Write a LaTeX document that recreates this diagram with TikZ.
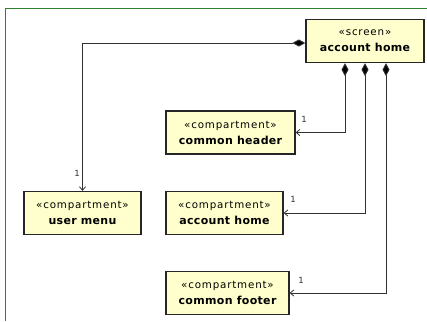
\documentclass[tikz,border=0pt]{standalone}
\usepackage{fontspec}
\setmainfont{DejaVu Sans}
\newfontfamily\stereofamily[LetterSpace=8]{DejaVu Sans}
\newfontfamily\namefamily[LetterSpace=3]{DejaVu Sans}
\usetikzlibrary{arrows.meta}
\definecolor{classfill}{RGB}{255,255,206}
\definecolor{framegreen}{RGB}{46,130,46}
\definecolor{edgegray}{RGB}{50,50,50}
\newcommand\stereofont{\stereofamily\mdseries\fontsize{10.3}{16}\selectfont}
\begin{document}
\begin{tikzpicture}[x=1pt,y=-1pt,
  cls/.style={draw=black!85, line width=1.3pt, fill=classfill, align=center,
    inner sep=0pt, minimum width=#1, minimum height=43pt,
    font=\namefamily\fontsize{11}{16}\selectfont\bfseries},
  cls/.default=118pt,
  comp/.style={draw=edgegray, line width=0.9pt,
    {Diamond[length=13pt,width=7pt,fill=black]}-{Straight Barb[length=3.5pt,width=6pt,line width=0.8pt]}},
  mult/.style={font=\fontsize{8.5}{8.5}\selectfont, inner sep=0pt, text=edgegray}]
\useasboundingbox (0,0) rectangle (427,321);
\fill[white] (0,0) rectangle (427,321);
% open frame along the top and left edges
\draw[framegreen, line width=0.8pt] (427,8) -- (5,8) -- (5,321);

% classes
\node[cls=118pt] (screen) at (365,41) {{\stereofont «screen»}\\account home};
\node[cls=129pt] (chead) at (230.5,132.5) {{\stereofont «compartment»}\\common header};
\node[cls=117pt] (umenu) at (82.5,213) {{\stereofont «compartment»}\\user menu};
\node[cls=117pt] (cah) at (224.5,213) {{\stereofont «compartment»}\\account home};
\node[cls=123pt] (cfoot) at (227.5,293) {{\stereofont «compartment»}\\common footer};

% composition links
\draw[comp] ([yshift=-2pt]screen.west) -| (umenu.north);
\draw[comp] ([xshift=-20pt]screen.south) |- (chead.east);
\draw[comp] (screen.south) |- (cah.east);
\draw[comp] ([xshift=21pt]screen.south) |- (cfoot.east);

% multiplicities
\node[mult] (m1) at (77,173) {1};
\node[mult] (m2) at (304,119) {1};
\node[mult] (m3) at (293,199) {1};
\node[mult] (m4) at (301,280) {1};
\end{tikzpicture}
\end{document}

• [Written exercise]: Return the material line for line, from its beginning to the line that contains "(5,8) -- (5,321);", with the pictures left out.

• [Result for this task]:
Write a LaTeX document that recreates this diagram with TikZ.
\documentclass[tikz,border=0pt]{standalone}
\usepackage{fontspec}
\setmainfont{DejaVu Sans}
\newfontfamily\stereofamily[LetterSpace=8]{DejaVu Sans}
\newfontfamily\namefamily[LetterSpace=3]{DejaVu Sans}
\usetikzlibrary{arrows.meta}
\definecolor{classfill}{RGB}{255,255,206}
\definecolor{framegreen}{RGB}{46,130,46}
\definecolor{edgegray}{RGB}{50,50,50}
\newcommand\stereofont{\stereofamily\mdseries\fontsize{10.3}{16}\selectfont}
\begin{document}
\begin{tikzpicture}[x=1pt,y=-1pt,
  cls/.style={draw=black!85, line width=1.3pt, fill=classfill, align=center,
    inner sep=0pt, minimum width=#1, minimum height=43pt,
    font=\namefamily\fontsize{11}{16}\selectfont\bfseries},
  cls/.default=118pt,
  comp/.style={draw=edgegray, line width=0.9pt,
    {Diamond[length=13pt,width=7pt,fill=black]}-{Straight Barb[length=3.5pt,width=6pt,line width=0.8pt]}},
  mult/.style={font=\fontsize{8.5}{8.5}\selectfont, inner sep=0pt, text=edgegray}]
\useasboundingbox (0,0) rectangle (427,321);
\fill[white] (0,0) rectangle (427,321);
% open frame along the top and left edges
\draw[framegreen, line width=0.8pt] (427,8) -- (5,8) -- (5,321);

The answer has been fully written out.